The outrage led to the formation of the Charity So White campaign group, after charity workers took to Twitter to share their own experiences of racism in the sector in response.
Moriarty – who joined Citizens Advice in April 2021 – says there has been an overhaul of all training materials and that the incident “sparked a professionalisation of the focus on EDI” within the charity, which is still ongoing.
Ultimately, she says, this work has to be central to the charity’s culture, because it speaks directly to its work.
“It’s another version of what we do as a service – our service is about supporting people who are on the wrong side of imbalances of power,” she says.
She adds: “My experience is that you can’t credibly talk about EDI in the context of your outward-facing services unless you’re also focusing on it from the point of view of what it’s like inside the organisation.”

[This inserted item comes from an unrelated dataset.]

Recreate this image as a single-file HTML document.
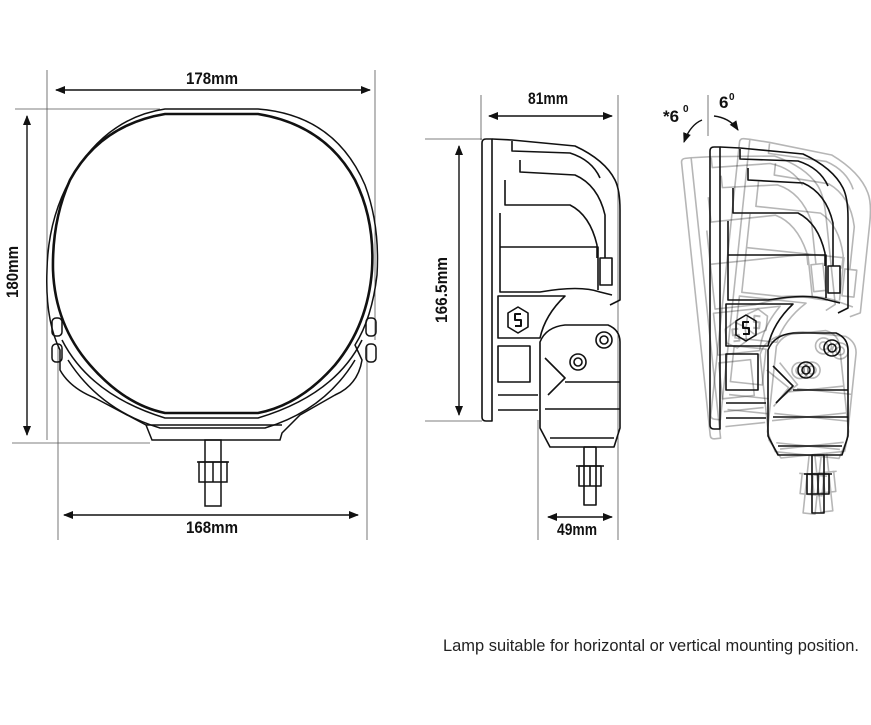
<!DOCTYPE html>
<html><head><meta charset="utf-8"><style>
html,body{margin:0;padding:0;background:#fff;}
svg{display:block}
.d{font-family:"Liberation Sans",sans-serif;font-weight:bold;font-size:17px;fill:#111}
.c{font-family:"Liberation Sans",sans-serif;font-size:16.3px;fill:#222}
</style></head><body>
<svg width="871" height="725" viewBox="0 0 871 725" xmlns="http://www.w3.org/2000/svg">
<defs>
<marker id="a" markerWidth="10" markerHeight="8" refX="9" refY="4" orient="auto-start-reverse" markerUnits="userSpaceOnUse">
<path d="M0,0 L10,4 L0,8 Z" fill="#111"/></marker>
<g id="lamp" fill="none" stroke="#111" stroke-width="1.6" stroke-linejoin="round">
<path d="M486,139 L492,139 L492,421 L486,421 Q482,421 482,417 L482,143 Q482,139 486,139 Z"/>
<path d="M492,139 L512,140 L575,146 Q605,160 615,180 Q620,190 620,210 L620,300 L610,305"/>
<path d="M512,141 L512,151 L570,153 Q592,160 600,178"/>
<path d="M520,160 L520,172 L575,175 Q598,185 605,215 L605,258"/>
<path d="M505,180 L505,205 L570,205 Q590,215 597,245 L597,258"/>
<path d="M500,213 L500,292 L540,292 Q580,285 600,292 L612,295"/>
<path d="M500,247 L598,247 L598,290"/>
<path d="M600,258 L612,258 L612,285 L600,285 Z"/>
<path d="M498,296 L565,296 Q545,315 540,338 L498,338 Z"/>
<path d="M518,307 L528,313 L528,327 L518,333 L508,327 L508,313 Z"/>
<path d="M521,314 L515,314 L515,320 L521,320 L521,326 L515,326" stroke-width="2"/>
<path d="M498,346 L530,346 L530,382 L498,382 Z"/>
<path d="M498,395 L538,395 M498,410 L538,410"/>
<path d="M540,342 Q546,327 565,325 L608,325 Q620,330 620,342 L620,428 L614,447 L550,447 L540,428 Z"/>
<path d="M545,358 L565,378 L548,395"/>
<path d="M565,382 L620,382 M545,409 L620,409 M550,438 L614,438"/>
<circle cx="604" cy="340" r="8"/><circle cx="604" cy="340" r="4"/>
<circle cx="578" cy="362" r="8"/><circle cx="578" cy="362" r="4"/>
<rect x="584" y="447" width="12" height="58"/>
<rect x="579" y="466" width="22" height="20"/>
<path d="M590,466 L590,486 M576,466 L604,466"/>
</g>
</defs>

<!-- FRONT VIEW -->
<g fill="none" stroke="#111">
<path d="M47,70 L47,440 M375,70 L375,340 M15,109 L160,109 M12,443 L150,443 M58,345 L58,540 M367,345 L367,540" stroke-width="0.8" stroke="#555"/>
<line x1="56" y1="90" x2="370" y2="90" stroke-width="1.4" marker-start="url(#a)" marker-end="url(#a)"/>
<line x1="27" y1="116" x2="27" y2="435" stroke-width="1.4" marker-start="url(#a)" marker-end="url(#a)"/>
<line x1="64" y1="515" x2="358" y2="515" stroke-width="1.4" marker-start="url(#a)" marker-end="url(#a)"/>
<g stroke-width="1.5">
<path d="M165,109 L258,109 Q335,115 365,185 Q380,225 377,275 Q372,318 355,345 L362,360 Q358,385 335,395 L300,415 Q290,425 282,433 L280,440 L152,440 L146,425 L95,398 Q70,388 60,370 L60,350 Q45,320 47,270 Q48,220 70,180 Q105,118 165,109 Z"/>
<path d="M165,114 L258,114 Q325,125 355,180 Q375,220 372,270 Q368,325 335,365 Q300,405 258,413 L165,413 Q125,405 90,365 Q55,325 53,270 Q52,220 70,180 Q100,125 165,114 Z" stroke-width="2.6"/>
<path d="M62,340 Q90,395 165,418 L258,418 Q335,395 362,340"/>
<path d="M68,360 Q100,410 160,428 L265,428 Q325,410 355,360"/>
<path d="M146,425 L282,425"/>
<rect x="52" y="318" width="10" height="18" rx="4"/><rect x="52" y="344" width="10" height="18" rx="4"/>
<rect x="366" y="318" width="10" height="18" rx="4"/><rect x="366" y="344" width="10" height="18" rx="4"/>
<rect x="205" y="440" width="16" height="66"/>
<rect x="199" y="462" width="28" height="20"/>
<path d="M213,462 L213,482 M197,462 L229,462"/>
</g>
</g>
<text class="d" x="186" y="84" textLength="52" lengthAdjust="spacingAndGlyphs">178mm</text>
<text class="d" transform="translate(18,272) rotate(-90)" x="-26" textLength="52" lengthAdjust="spacingAndGlyphs">180mm</text>
<text class="d" x="186" y="533" textLength="52" lengthAdjust="spacingAndGlyphs">168mm</text>

<!-- SIDE VIEW -->
<g fill="none" stroke="#555" stroke-width="0.8">
<path d="M481,95 L481,140 M618,95 L618,540 M425,139 L482,139 M425,421 L482,421 M538,420 L538,540"/>
</g>
<g stroke="#111" stroke-width="1.4">
<line x1="489" y1="116" x2="612" y2="116" marker-start="url(#a)" marker-end="url(#a)"/>
<line x1="459" y1="146" x2="459" y2="415" marker-start="url(#a)" marker-end="url(#a)"/>
<line x1="548" y1="517" x2="612" y2="517" marker-start="url(#a)" marker-end="url(#a)"/>
</g>
<use href="#lamp"/>
<text class="d" x="528" y="104" textLength="40" lengthAdjust="spacingAndGlyphs">81mm</text>
<text class="d" transform="translate(447,290) rotate(-90)" x="-33" textLength="66" lengthAdjust="spacingAndGlyphs">166.5mm</text>
<text class="d" x="557" y="535" textLength="40" lengthAdjust="spacingAndGlyphs">49mm</text>

<!-- TILTED VIEW -->
<g opacity="0.3"><use href="#lamp" transform="translate(228,8) rotate(-6 580 420)"/></g>
<g opacity="0.3"><use href="#lamp" transform="translate(228,8) rotate(6 580 420)"/></g>
<use href="#lamp" transform="translate(228,8)"/>
<line x1="708" y1="95" x2="708" y2="136" stroke="#555" stroke-width="0.8"/>
<path d="M702,120 Q690,125 684,142" fill="none" stroke="#111" stroke-width="1.4" marker-end="url(#a)"/>
<path d="M714,116 Q730,118 738,130" fill="none" stroke="#111" stroke-width="1.4" marker-end="url(#a)"/>
<text class="d" x="663" y="122">*6</text><text class="d" x="683" y="112" style="font-size:10px">0</text>
<text class="d" x="719" y="108">6</text><text class="d" x="729" y="100" style="font-size:10px">0</text>

<text class="c" x="443" y="651" textLength="416" lengthAdjust="spacingAndGlyphs">Lamp suitable for horizontal or vertical mounting position.</text>
</svg>
</body></html>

Moriarty also worked on EDI issues within the Civil Service – but she says there are differences in the way the issue is viewed in the two sectors.
“There was a real push and drive in the Civil Service and we knew we weren’t in a good place,” she says.
“But in the charity sector, this issue is very front-and-centre, and there are, rightly, very high expectations – but there is, I think, a general sense that there is some way to go in order for people to feel that those expectations are being met.”
The challenge for charities, she says, is to convert “that sense of needing to get it right” into more solid progress.
“From my own experiences at Citizens Advice, but also from reading about the charity sector more generally, we don’t have enough people of colour in senior positions, and we know that there are issues with social mobility,” she says.
“In all sorts of areas, we know that we’re not achieving what we need to achieve.”
Moriarty argues that the sector needs to build on established best practices around diverse recruitment, and deepen its understanding of the impact of unconscious bias.
“There is a tendency across all sectors to have a sort of established view about what good looks like, and quite often, certainly in the Civil Service, that’s rooted in a particular set of characteristics in educational background, gender, race – so there is a tendency for people to recruit in that image, even if they don’t think they're doing it,” she says.
“We have to be prepared to ask: ‘Is good actually what I think it is, or is that just a type of good that I associate with a particular pattern I’m very used to?’”
The ongoing process of change, within the sector and the charity, “will feel challenging” she says.
But, she adds: “I’m absolutely clear that we have to open ourselves up to things that feel a bit uncomfortable if we’re really going to make progress.”